I don't know how to face him, but the minute I was in the room, all my anxieties, vanished completely, all the hiding of emotions, gone, all I wanted is to be with him, to take him in my arms, and take care of him until he is better. He look so small and frail lying there, all white, even his face is white as ghost. When did that happen? And we thought it's just the flu, what am I gonna say to everybody? Will Shuichi being this way be pinned on me, too? Will they blame for him getting sick? Why does it always have to be me? Is it because am mean and arrogant? Can that make anyone sick?

"Brat." I whispered, kissing the top of his head. He stirred, "Y-Yuki." He called to me, weakly, my heart broke. Tears pouring down my face.

"I love you Shuichi, I love you so much, do you hear me, brat?" I said, clutching that small body in my arms. If he had his energy back he'd probably yelling in my ear, jumping all over, embracing me so hard, and kissing me all over, all at the same time. But all I got in return was a faint smile. He nodded weakly, "T-Thank you, Yuki." He said, weakly, and closed his eyes. I held him tighter. I want to feel him, I want to absorb him in my skin, I want him to be a part of me, the same he did with me, the way he took me in his system, the way he made me a part of himself.

Absolution…is this my absolution for the crime I did? Why not me? Why not take me? I had done everything I ever wanted even love someone with all of me, why not take me? I cried so hard, I never cried in a long time, the last time was when he was raped because of me, but, this time, a part of me was being ripped away from me, taken away from me. Why not cut out my eyes, severe my arm, cut my throat but please don't take Shuichi away from me.

I felt so weak, I can't breathe, my head is spinning…I must have passed out, the next thing I knew I saw Tohma and the rest of the guys looking at me with worried faces. I looked at them with confusion.

"How are you feeling, Eiri san?" Tohma asked, I looked around me, am in a hospital, but I was there because I took Shuichi there. What's going on?

"Shuichi?" I asked, when I found my voice, I tried to get up, but I felt pain in my head.

"Don't." Hiro said, pushing back on the bed, gently.

"Shuichi is sleeping, your bed is right next to him." Hiro said, they moved away so I can see my brat.

"Boy, talk about love, you guys really do things together, don't you?" K commented, with a smirk.
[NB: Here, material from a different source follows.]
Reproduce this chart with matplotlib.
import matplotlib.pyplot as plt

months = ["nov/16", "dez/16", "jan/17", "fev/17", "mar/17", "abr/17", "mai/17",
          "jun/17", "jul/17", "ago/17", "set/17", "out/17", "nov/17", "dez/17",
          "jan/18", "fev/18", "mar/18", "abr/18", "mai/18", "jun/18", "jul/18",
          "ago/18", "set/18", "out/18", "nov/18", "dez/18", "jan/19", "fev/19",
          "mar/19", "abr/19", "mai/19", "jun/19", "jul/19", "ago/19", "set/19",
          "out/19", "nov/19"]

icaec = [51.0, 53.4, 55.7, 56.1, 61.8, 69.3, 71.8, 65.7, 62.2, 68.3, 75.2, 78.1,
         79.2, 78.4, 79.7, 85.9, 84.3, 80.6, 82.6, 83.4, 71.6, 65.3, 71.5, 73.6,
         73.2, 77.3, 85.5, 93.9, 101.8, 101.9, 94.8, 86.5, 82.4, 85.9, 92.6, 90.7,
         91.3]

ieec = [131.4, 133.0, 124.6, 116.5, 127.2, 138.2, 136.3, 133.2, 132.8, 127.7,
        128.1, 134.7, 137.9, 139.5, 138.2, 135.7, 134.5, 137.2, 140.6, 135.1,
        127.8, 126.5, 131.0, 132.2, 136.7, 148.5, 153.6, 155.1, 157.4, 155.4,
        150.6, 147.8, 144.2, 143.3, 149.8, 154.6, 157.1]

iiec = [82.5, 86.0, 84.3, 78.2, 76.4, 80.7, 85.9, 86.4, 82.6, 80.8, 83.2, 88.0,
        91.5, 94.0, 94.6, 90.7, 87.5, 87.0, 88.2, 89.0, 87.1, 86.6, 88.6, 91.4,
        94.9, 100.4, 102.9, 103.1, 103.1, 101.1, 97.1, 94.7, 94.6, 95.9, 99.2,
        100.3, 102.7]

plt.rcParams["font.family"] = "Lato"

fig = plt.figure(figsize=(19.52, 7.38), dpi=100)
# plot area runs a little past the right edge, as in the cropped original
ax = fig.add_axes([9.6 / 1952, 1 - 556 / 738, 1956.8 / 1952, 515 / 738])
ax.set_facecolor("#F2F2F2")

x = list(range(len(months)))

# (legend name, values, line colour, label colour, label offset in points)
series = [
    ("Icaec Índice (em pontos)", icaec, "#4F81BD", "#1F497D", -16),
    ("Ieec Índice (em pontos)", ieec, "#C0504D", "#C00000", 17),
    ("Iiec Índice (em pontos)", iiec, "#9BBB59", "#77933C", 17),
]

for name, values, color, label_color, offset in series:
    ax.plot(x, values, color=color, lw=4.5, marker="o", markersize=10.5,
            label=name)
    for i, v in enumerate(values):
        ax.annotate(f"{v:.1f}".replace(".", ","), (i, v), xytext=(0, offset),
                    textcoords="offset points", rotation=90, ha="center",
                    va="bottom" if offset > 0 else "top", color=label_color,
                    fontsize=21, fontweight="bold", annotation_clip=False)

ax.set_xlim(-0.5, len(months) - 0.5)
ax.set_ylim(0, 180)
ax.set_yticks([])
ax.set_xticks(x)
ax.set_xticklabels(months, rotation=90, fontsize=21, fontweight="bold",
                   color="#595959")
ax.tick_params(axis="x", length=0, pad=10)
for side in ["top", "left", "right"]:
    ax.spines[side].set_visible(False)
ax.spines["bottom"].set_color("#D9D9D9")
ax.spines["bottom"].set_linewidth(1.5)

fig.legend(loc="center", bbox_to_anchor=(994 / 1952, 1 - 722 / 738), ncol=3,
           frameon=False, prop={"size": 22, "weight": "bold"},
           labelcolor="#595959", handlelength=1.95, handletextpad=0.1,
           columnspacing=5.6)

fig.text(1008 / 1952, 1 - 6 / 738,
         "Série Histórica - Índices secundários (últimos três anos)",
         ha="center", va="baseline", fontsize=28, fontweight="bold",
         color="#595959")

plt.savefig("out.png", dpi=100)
"I'm alright, I'm just exhausted, just needed sleep." I said, trying to get up again. This time it was K who tried to stop me.

"Hey, you're not the doctor, dude. So, lie down. You had a breakdown, you are both pushing yourselves too much, lie down so you will be able to take care of Shuichi." K said.

I looked at them, "I have a request to make if you guys won't mind," I said.

Tohma smiled, and the rest just looked at me. "I'm not used to sleeping alone, can you asked them if we can put the beds together, so I can hold Shuichi's hand?" I asked. They all let out a surprised gasp, yeah, I know, so Un-Yuki like.

Tohma nodded, "I think that can be arranged, gentlemen? Would you do the honors?" Tohma said, eyeing his crew. They heaved and push my bed next to Shuichi, there were doctors and nurses who tried to interfere, but a word from Tohma Seguchi they just nodded.

"Thank you." I said, simply, Tohma touched my forehead.

"Eiri, are you sure you didn't hit your head or something?" Tohma asked, with a smile. I shook my head, trying not to smile or else they might transfer me to the Psychiatric ward if I continue with this erratic behavior. Maybe I did hit my head, finally. About time, too. Before it's too late.

"Merry Christmas Yuki, enjoy it with Shuichi." Hiro said, and they all pat me on the shoulder before leaving me with my brat.

When everyone was gone, I reached out and touched Shuichi's cold hand, put it in my lips, tears pouring down my face once again. I closed my eyes, as I felt a sharp pain in my chest,

I never asked for anything from you, but this time I will. If I need to pay for the crimes I did, do it all to me, don't do it to the one I love, if there's anyone you need to punish, punish me. You've taken everything from me, I just need one, and no one else, I need Shuichi. I need him like my air, my sight, my voice, my words. He is everything to me and more, if you're killing me softly, you are doing a good job but, please before you take him, take me first.

I'm a monk but I never prayed in my entire life, but this time, I got the only sutra I needed, right here, next to me, next to my heart. My Shuichi.